The initial attempt to drill Arbroath Well T14, an extended-reach well with a maximum 70° inclination, was suspended because of caving shale formation and inadequate hole cleaning. In this field, shale can be mechanically unstable at high wellbore inclinations. Earlier field experience by an offset operator had indicated that wells in this area were limited to 65° inclination because of the in-situ stress found in the shale. After suspension of work on Well T14, an evaluation of problems encountered and possible solutions was conducted. The unstable nature of the shale as the wellbore inclination increased was confirmed to be the primary problem. Kwakwa et al. had previously demonstrated the importance of mud weight as a means to stabilize the Tertiary period shale in this area.
Another major problem was the difficulty in determining how well the hole was being cleaned during drilling. Johancsik et al. had previously developed a drillstring torque-and-drag model and Brett et al. had demonstrated the use of this model as a means of monitoring hole cleaning. Kwakwa et al.'s mud weight recommendations and Brett et al.'s hole-cleaning monitoring recommendations were successfully applied during the drilling of four high-angle wells and one extended-reach well together with (1) a backreaming program to clean the wellbore, (2) use of a variable gauge stabilizer to improve steerable bottomhole assembly (BHA) performance, (3) drilling of a 16-in. intermediate hole instead of a 17 1/2-in. intermediate hole, and (4) use of 6 5/8-in. drillpipe to improve hydraulics and hole cleaning. These methods resulted in improved drilling performance and significant cost savings.

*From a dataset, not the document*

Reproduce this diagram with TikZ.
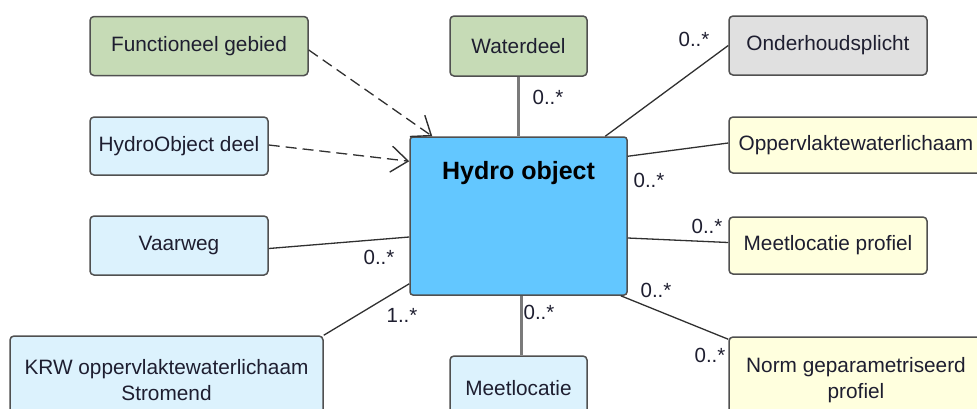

Arbroath field is an oil development in North Sea U.K. Block 22/17. Its sandstone reservoir, which is normally pressured, is at 8,300 ft TVD. Fig. 1 shows that the reservoir is overlain by a massive section of Tertiary shale with a maximum 12.8-lbm/gal pore pressure. The shale requires both chemical inhibition to prevent it from swelling and a mud weight significantly higher than pore pressure to stabilize it mechanically. To drain the reservoir, development of the field outer edges was necessary. This required wells with a horizontal displacement of up to 15,000 ft and tangent angles of up to 74 . All well paths would pass through the overpressured Tertiary shale.